- _Extracted entries_
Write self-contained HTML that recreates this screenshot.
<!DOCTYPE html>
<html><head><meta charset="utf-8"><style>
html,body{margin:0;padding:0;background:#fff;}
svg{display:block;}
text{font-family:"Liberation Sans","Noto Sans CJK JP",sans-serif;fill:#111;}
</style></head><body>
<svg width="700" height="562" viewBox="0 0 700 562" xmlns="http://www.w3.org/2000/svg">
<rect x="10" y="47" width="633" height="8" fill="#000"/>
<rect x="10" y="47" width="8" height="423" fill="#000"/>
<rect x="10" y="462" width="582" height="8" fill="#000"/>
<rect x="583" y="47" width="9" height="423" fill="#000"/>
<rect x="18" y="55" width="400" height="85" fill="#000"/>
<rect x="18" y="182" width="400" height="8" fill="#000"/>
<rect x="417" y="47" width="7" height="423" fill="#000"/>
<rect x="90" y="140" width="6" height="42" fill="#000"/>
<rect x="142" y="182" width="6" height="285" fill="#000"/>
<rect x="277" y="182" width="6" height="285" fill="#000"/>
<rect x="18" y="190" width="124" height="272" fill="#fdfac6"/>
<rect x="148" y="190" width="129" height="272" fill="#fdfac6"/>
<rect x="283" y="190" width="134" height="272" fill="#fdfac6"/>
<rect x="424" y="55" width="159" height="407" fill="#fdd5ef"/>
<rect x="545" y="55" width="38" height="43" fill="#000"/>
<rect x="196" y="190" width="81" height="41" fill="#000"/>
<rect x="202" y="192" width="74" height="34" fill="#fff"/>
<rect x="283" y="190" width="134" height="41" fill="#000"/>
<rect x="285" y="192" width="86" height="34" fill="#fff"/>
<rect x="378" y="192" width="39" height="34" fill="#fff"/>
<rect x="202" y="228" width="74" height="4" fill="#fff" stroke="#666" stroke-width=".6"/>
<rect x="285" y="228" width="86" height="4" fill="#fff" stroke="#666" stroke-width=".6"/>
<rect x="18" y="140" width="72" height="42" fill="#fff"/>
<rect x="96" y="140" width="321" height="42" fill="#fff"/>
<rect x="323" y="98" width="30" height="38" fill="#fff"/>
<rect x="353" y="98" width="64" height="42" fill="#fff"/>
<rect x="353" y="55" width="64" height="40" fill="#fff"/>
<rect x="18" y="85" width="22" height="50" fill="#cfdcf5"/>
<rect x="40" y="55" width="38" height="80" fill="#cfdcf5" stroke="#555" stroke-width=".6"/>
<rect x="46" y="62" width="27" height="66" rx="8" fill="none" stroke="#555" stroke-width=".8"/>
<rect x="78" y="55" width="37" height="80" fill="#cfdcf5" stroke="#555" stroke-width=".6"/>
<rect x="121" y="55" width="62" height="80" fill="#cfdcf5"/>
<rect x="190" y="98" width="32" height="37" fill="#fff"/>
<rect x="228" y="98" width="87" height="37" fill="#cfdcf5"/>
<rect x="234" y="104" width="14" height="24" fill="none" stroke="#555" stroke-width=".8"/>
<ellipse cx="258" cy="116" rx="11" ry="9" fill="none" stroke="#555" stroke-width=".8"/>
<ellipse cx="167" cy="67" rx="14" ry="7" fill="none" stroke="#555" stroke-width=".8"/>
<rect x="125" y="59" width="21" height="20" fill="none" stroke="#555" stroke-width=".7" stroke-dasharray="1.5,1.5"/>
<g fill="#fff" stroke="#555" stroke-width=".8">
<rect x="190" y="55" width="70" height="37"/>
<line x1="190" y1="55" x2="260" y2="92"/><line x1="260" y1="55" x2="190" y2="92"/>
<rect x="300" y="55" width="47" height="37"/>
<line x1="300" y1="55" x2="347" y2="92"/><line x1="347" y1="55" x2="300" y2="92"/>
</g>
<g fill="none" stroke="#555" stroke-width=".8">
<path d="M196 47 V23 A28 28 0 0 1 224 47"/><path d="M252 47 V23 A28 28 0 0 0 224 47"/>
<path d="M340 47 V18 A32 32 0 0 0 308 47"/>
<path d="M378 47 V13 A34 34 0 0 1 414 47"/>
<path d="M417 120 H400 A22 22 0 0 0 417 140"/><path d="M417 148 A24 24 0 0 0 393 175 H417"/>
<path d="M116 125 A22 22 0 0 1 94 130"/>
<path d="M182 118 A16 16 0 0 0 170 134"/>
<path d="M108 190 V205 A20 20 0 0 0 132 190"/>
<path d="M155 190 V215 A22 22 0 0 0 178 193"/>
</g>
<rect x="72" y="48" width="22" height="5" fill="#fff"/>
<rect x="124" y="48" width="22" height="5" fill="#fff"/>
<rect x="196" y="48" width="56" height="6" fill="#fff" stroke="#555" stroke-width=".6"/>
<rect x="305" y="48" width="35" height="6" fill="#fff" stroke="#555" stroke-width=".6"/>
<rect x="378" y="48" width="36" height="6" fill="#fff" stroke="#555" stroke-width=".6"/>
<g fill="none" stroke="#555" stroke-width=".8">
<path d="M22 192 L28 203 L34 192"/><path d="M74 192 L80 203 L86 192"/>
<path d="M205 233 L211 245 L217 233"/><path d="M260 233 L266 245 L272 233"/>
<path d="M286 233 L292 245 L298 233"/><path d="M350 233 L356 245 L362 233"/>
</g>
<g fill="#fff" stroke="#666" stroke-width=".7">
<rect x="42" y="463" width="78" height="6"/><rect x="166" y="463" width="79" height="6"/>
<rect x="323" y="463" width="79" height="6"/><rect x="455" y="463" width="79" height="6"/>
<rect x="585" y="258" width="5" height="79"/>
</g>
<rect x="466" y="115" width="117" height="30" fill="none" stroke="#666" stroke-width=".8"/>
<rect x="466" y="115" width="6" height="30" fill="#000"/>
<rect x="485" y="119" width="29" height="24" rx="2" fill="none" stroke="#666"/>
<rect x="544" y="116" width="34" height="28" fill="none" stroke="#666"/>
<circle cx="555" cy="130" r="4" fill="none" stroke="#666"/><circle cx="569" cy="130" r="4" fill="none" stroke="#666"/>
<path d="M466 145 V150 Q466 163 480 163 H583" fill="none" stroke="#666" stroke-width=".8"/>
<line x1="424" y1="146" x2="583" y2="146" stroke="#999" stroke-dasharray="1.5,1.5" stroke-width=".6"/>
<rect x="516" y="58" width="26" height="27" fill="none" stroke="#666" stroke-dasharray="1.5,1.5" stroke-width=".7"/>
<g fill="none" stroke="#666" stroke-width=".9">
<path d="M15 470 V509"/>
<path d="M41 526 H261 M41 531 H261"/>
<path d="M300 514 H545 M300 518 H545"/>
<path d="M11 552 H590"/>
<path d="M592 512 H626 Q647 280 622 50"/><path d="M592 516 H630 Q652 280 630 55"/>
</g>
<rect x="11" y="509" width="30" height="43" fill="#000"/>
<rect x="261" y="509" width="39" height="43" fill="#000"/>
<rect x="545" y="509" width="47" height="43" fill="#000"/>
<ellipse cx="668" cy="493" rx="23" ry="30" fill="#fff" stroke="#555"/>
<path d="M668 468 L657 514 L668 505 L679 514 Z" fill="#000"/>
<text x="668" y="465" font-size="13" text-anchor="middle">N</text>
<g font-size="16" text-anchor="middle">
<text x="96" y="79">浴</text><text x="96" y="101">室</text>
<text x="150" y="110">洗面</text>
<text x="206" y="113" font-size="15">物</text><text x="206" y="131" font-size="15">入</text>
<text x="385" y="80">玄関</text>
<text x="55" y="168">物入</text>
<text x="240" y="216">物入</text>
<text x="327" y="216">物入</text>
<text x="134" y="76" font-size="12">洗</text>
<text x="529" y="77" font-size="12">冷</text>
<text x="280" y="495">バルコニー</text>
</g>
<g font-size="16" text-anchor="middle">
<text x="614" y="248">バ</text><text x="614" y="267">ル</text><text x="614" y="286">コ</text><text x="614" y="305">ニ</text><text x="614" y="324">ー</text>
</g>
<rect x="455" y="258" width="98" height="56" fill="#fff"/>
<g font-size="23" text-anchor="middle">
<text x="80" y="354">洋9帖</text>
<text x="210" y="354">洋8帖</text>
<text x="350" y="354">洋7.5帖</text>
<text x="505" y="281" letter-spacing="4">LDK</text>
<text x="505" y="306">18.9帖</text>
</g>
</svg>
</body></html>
--
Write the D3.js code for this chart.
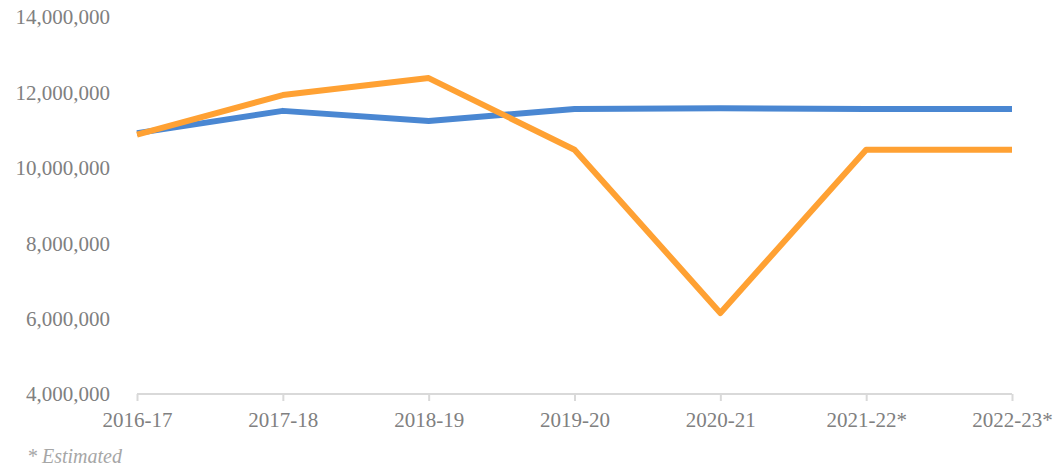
* * *
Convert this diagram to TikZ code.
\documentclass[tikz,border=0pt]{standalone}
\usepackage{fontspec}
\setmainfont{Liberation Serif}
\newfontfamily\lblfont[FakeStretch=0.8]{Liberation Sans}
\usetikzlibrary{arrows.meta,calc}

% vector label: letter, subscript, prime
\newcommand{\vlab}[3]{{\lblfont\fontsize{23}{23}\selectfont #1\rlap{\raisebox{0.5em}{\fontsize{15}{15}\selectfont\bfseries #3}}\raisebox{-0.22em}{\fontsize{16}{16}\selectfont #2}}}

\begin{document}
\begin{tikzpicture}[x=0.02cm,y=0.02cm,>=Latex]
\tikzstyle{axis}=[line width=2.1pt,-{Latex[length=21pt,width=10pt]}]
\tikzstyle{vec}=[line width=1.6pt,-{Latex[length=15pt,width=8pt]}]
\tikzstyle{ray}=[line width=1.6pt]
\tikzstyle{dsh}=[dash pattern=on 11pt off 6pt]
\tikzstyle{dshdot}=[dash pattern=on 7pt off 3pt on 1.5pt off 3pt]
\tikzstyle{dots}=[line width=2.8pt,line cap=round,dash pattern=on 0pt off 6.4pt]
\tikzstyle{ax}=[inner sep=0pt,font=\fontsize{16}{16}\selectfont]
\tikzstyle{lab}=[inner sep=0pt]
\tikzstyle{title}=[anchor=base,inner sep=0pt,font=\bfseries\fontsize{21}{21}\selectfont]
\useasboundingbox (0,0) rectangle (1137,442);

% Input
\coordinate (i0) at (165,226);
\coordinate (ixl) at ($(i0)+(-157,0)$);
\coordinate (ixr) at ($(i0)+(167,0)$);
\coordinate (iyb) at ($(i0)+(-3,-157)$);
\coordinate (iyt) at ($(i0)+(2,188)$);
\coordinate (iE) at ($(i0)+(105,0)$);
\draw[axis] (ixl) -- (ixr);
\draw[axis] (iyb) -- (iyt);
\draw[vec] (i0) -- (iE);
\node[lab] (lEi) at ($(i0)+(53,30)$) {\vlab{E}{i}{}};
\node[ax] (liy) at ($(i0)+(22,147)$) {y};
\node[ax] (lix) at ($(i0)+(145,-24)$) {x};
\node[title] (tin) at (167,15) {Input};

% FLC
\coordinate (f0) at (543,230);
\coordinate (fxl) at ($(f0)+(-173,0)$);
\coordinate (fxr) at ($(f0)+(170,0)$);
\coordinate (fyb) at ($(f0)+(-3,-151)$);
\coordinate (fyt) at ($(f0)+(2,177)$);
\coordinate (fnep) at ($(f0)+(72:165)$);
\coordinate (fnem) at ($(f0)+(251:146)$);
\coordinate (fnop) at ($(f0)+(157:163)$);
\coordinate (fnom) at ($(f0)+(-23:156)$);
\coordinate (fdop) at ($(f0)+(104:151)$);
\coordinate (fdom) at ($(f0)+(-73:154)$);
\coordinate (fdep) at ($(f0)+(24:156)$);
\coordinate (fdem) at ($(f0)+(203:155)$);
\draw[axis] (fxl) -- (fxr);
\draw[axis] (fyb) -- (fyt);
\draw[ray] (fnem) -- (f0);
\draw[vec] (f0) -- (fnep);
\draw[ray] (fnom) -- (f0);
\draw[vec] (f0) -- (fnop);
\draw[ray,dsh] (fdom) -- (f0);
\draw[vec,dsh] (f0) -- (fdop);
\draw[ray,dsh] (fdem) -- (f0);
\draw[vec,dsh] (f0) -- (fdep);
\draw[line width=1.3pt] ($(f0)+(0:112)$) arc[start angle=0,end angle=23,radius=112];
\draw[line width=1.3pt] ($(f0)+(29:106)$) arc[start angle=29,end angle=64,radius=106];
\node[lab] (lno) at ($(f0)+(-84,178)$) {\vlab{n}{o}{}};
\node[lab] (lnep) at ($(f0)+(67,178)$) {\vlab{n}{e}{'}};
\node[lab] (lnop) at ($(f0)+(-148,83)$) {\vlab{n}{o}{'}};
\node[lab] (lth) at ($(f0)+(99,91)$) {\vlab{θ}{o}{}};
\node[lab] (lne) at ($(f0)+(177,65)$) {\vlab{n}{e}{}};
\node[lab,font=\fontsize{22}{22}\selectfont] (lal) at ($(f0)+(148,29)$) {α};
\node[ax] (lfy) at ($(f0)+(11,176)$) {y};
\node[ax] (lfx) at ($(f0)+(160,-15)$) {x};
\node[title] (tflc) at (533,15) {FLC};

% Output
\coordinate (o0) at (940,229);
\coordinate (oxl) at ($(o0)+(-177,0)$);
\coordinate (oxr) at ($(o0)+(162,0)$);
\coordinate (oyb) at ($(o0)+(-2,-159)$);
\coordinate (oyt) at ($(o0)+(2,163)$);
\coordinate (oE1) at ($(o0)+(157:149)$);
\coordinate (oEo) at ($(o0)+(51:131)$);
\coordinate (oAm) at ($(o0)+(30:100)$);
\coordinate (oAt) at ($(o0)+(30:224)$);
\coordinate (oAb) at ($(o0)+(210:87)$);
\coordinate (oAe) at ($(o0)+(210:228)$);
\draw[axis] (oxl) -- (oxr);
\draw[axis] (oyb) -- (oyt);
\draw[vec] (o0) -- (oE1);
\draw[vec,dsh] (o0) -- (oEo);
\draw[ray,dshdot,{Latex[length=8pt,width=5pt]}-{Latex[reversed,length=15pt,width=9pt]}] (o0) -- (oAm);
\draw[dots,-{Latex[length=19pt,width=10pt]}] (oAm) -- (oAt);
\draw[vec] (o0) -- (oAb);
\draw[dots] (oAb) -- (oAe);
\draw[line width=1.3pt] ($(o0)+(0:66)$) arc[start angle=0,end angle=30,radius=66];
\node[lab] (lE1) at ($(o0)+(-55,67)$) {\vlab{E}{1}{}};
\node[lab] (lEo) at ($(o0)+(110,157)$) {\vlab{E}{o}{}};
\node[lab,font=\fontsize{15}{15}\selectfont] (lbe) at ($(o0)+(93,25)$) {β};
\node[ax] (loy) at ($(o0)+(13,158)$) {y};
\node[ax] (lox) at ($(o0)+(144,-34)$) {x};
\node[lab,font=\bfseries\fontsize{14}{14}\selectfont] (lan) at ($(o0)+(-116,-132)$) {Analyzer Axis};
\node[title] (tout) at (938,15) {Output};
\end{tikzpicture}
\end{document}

- _Problem details_
Find every line that holds "this" and copy it.

- _Solution to the exercise_
Write self-contained HTML that recreates this screenshot.
Write the D3.js code for this chart.
Convert this diagram to TikZ code.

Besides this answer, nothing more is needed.